* **WHAT YOU WILL DO**:
Pictures stay out. Extract the lines below from the first one through the line with "import * as d3 from 'd3';", both included.

########

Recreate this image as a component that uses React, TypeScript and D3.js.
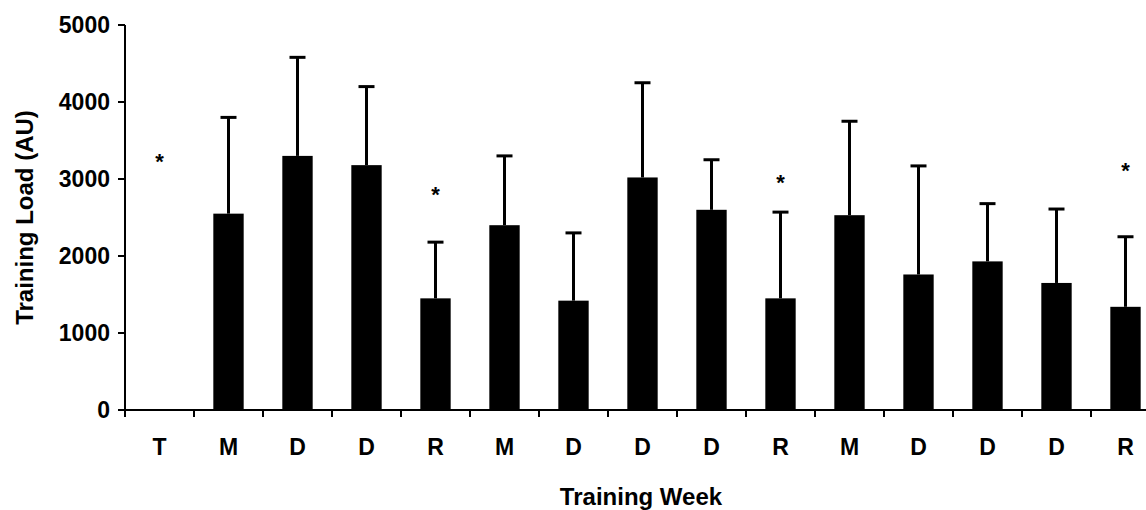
import React from 'react';
import * as d3 from 'd3';

// Training phases for each week
const weeks = ['T', 'M', 'D', 'D', 'R', 'M', 'D', 'D', 'D', 'R', 'M', 'D', 'D', 'D', 'R'];
// mean training load (AU), null where no bar
const means = [null, 2550, 3300, 3180, 1450, 2400, 1420, 3020, 2600, 1450, 2530, 1760, 1930, 1650, 1340];
// mean + SD (top of error bar)
const errTops = [null, 3800, 4580, 4200, 2180, 3300, 2300, 4250, 3250, 2570, 3750, 3170, 2680, 2610, 2250];
// asterisk positions (AU), null where none
const stars = [3270, null, null, null, 2850, null, null, null, null, 3000, null, null, null, null, 3160];
const yTicks = [0, 1000, 2000, 3000, 4000, 5000];

const W = 1146;
const H = 510;
const margin = { left: 125, top: 25, bottom: 100 };

export default function App() {
  const x = d3.scaleBand<number>()
    .domain(d3.range(weeks.length))
    .range([margin.left, 1160])
    .paddingInner(0.56)
    .paddingOuter(0.28);
  const step = x.step();
  const x0 = margin.left;
  const y = d3.scaleLinear().domain([0, 5000]).range([H - margin.bottom, margin.top]);
  const font = '"Liberation Sans", Arial, sans-serif';

  return (
    <svg width={W} height={H} style={{ position: 'absolute', left: 0, top: 0, background: '#fff' }}>
      {/* bars */}
      {means.map((m, i) => m == null ? null : (
        <rect key={'b' + i} x={x(i)} y={y(m)} width={x.bandwidth()} height={y(0) - y(m)} fill="#000" />
      ))}
      {/* error bars */}
      {errTops.map((e, i) => {
        if (e == null || means[i] == null) return null;
        const cx = (x(i) as number) + x.bandwidth() / 2;
        return (
          <g key={'e' + i} stroke="#000" strokeWidth={3}>
            <line x1={cx} x2={cx} y1={y(means[i] as number)} y2={y(e)} />
            <line x1={cx - 8} x2={cx + 8} y1={y(e)} y2={y(e)} />
          </g>
        );
      })}
      {/* asterisks */}
      {stars.map((s, i) => s == null ? null : (
        <text key={'s' + i} x={(x(i) as number) + x.bandwidth() / 2} y={y(s) + 11} textAnchor="middle"
          fontFamily={font} fontWeight="bold" fontSize={22}>*</text>
      ))}
      {/* y axis */}
      <line x1={x0} x2={x0} y1={y(5000)} y2={y(0)} stroke="#000" strokeWidth={2} />
      {yTicks.map(t => (
        <g key={'y' + t}>
          <line x1={x0 - 7} x2={x0} y1={y(t)} y2={y(t)} stroke="#000" strokeWidth={2} />
          <text x={x0 - 15} y={y(t)} dy="0.36em" textAnchor="end" fontFamily={font} fontWeight="bold" fontSize={23}>{t}</text>
        </g>
      ))}
      {/* x axis */}
      <line x1={x0} x2={W} y1={y(0)} y2={y(0)} stroke="#000" strokeWidth={2} />
      {d3.range(weeks.length + 1).map(i => (
        <line key={'xt' + i} x1={x0 + i * step} x2={x0 + i * step} y1={y(0)} y2={y(0) + 7} stroke="#000" strokeWidth={2} />
      ))}
      {weeks.map((w, i) => (
        <text key={'xl' + i} x={(x(i) as number) + x.bandwidth() / 2} y={y(0) + 45} textAnchor="middle"
          fontFamily={font} fontWeight="bold" fontSize={23}>{w}</text>
      ))}
      {/* axis titles */}
      <text x={641} y={505} textAnchor="middle" fontFamily={font} fontWeight="bold" fontSize={24}>Training Week</text>
      <text transform={`translate(33,${(y(0) + y(5000)) / 2}) rotate(-90)`} textAnchor="middle"
        fontFamily={font} fontWeight="bold" fontSize={24}>Training Load (AU)</text>
    </svg>
  );
}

########

* **SOLUTION**:
Recreate this image as a component that uses React, TypeScript and D3.js.
import React from 'react';
import * as d3 from 'd3';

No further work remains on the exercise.